Ficar pianinho – cumprir rigorosamente as regras; obedecer fielmente; não reclamar de nada. Manso. “Fica pianinho, filho, pra você não ser demitido!”

Filar – tomar (no sentido de usurpar), tirar uma porção, pegar algo que não lhe pertence. Pequeno furto. Filão: quem tem o mal hábito de filar.

Firme igual prego no angu – expressão bem humorada: sendo o angu mole, um prego nele fincado jamais poderá ter firmeza. Muito usada na conversa corriqueira, no ato de se cumprimentar um amigo: “_ ô fulano, bom dia! Como está? Firme?” ao que se responde: “ _ Firme igual prego no angu!”. Não é raro que se siga uma risada.

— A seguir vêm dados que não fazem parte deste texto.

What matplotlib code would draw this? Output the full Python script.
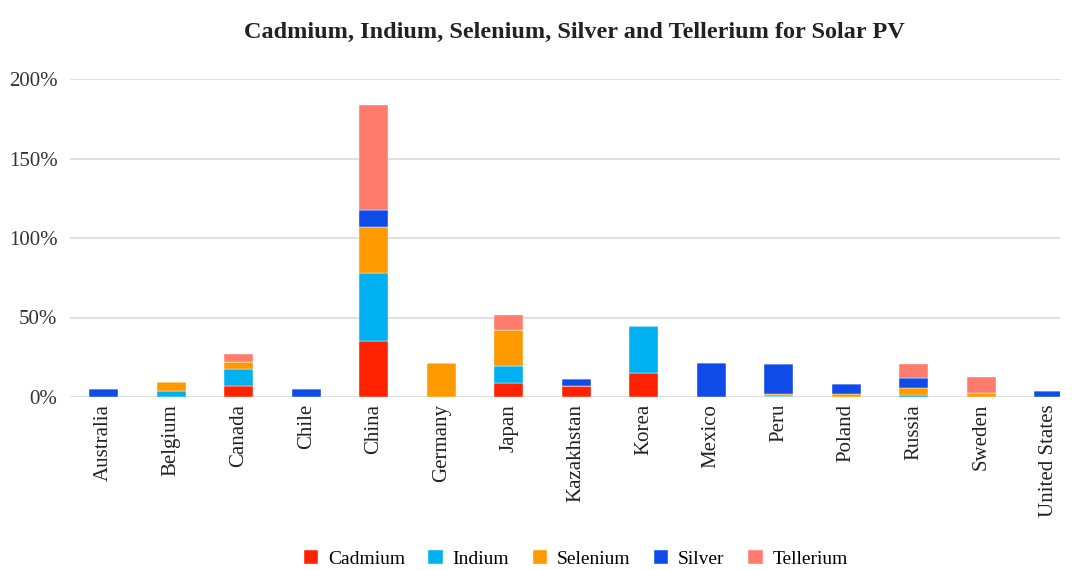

Está subentendido que aquela pessoa passa por qualquer dificuldade ou limitação, preocupação ou descontrole, mas que leva com bom humor e resignação. Também se diz: “firme igual bosta”; “firme igual prego na gelatina”; “firme igual prego na bananeira”. No sentido de amenizar uma vicissitude não deixa de ser uma expressão de eufemismo.

Fogo – termo exclamativo, que indica uma situação agitada, com certo descontrole, hiperatividade: “É fogo, viu!”. “Ele é fogo!”. Para se qualificar o comportamento de um indivíduo por vezes se torna em expressão: fogo na roupa ou fogo no cu. Já a expressão fogo de palha tem outro sentido: indica uma pretensão passageira, brevidade de uma intensão, ação descontinuada, falta de persistência para alcançar o objetivo, algo que começa com intensidade e rapidamente decai.

Fora de hora – em horário impróprio. Tarde da noite. Além do horário de convívio familiar.

Inhambado – atrapalhado, descontrolado, desgovernado. “O serviço tá todo inhambado”.

Invisão – visão assombrosa, aparição espectral, vidência fantasmagórica.

Joia – ótimo; excelente. “O concerto estava joia!”; “o sapateiro arrumou a sandália e ficou joia”.

Lereia – conversa fiada, diálogo sem proveito, palavreado sem sentido, rodeio de expressões.

Lomba – ou lombeira. Soneira, sonolência, preguiça. Vontade extrema de descansar, dormir nas tardes quentes e após se alimentar muito. O mesmo que timoneira.

Matar quem está me matando – matar a fome, comer, alimentar-se.

Meia pedra; meio tijolo – mais ou menos. Diz-se daquilo que não se pode ter exatidão. Razoável.  “_ Como você está passando? _ Ah, vou levando... meia pedra, meio tijolo.”

Meio de mundo – ermo; lugar despovoado e longínquo, ambiente inculto, paragem que não tem nada. “Lá é um mei’ de mundo danado!”

Michorna – bagunça, desordem, ambiente desregrado. “Isso aqui tá uma michorna ...”

Não está com nada no balaio – insignificante, inexpressivo, sem representatividade, de pouca influência, sem poder de mando. “Fulano não está com nada no balaio!”

Não faz falta nem fartura – expressão usada para qualificar negativamente uma pessoa, cuja presença ou ação nada soma nem subtrai; pessoa cuja presença é dispensável. Peso morto. “Não precisa chamar fulano pra reunião; ele não faz falta nem fartura”.

Pandu – barriga; estômago. Encher o pandu: comer muito, devorar.

Pele e osso – magérrimo, caquético. “O cachorro tá pele e osso”.

Porongo bobalhão, idiota, apalermado, sem expediente, sem pró-atividade.

Rompante – arrogância, petulância, modo agressivo de se expressar. Falar com rompante (com impetuosidade). Chegar num rompante (sem humildade).

Sacalão – balançar com vigor, sacudido brutal, resvalo forte. “Tomou um sacalão”.

Saco de batatas – pessoa inerte, entregue à preguiça. “Levanta daí, saco de batatas!”

Sungar – suspender (no sentido de erguer); levantar. “Sunga a tábua”, diz o pedreiro ao servente.

Tilosca – considerável, significativo, desejável. É termo sempre exclamativo e enfático, usado para indicar a opinião quando não se convém usar as palavras formais: “Ô tilosca!”.

Timoneira – grande sonolência durante o dia, não o sono normal que vem à noite. Desânimo extremo ao calor do dia. Bocejos subsequentes e muito próximos uns dos outros.


Tratar a pão de ló – cuidar com todo zelo; tratar da melhor forma possível, não apenas no sentido de alimentar com fartura e qualidade. Dar o melhor de si para outrem.